Charlie Herbert

Personal information
- Nickname: Chazo
- Born: March 16, 1963 (age 63) United States

Sport
- Sport: Lawn bowls
- Club: Laguna Beach, CA Newport Harbor LBA, CA

Achievements and titles
- Highest world ranking: 39 (August 2026)

Medal record
Representing United States
National Championships
| Gold medal – first place | 2017 | singles |
| Gold medal – first place | 2018 | singles |
| Gold medal – first place | 2019 | singles |
| Gold medal – first place | 2022 | singles |
| Gold medal – first place | 2023 | singles |
| Gold medal – first place | 2024 | singles |
| Gold medal – first place | 2025 | singles |

= Charlie Herbert =

American lawn bowler

Charlie Herbert is an international lawn bowler from the United States. He is a seven times national champion of the United States. He reached a career high ranking of world number 39 in August 2026.

==Bowls career==
In early 2016, Herbert was named in the USA's elite World Bowls team. This led to him representing the United States at the sport's blue riband event, the 2016 World Outdoor Bowls Championship.

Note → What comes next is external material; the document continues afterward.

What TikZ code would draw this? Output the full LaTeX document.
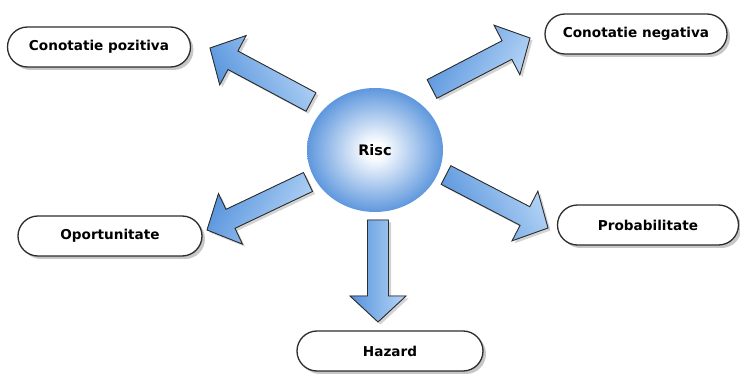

He was due to compete again for the United States during the 2020 World Outdoor Bowls Championship, but the event was cancelled following the COVID-19 pandemic. However, he was retained for the team to represent them at 2023 World Bowls Championship. He participated in the men's singles and the men's pairs events, the latter as skip.

In 2023, 2024 and 2025, he won his fifth, sixth, and seventh straight singles titles respectively at the United States National Bowls Championships.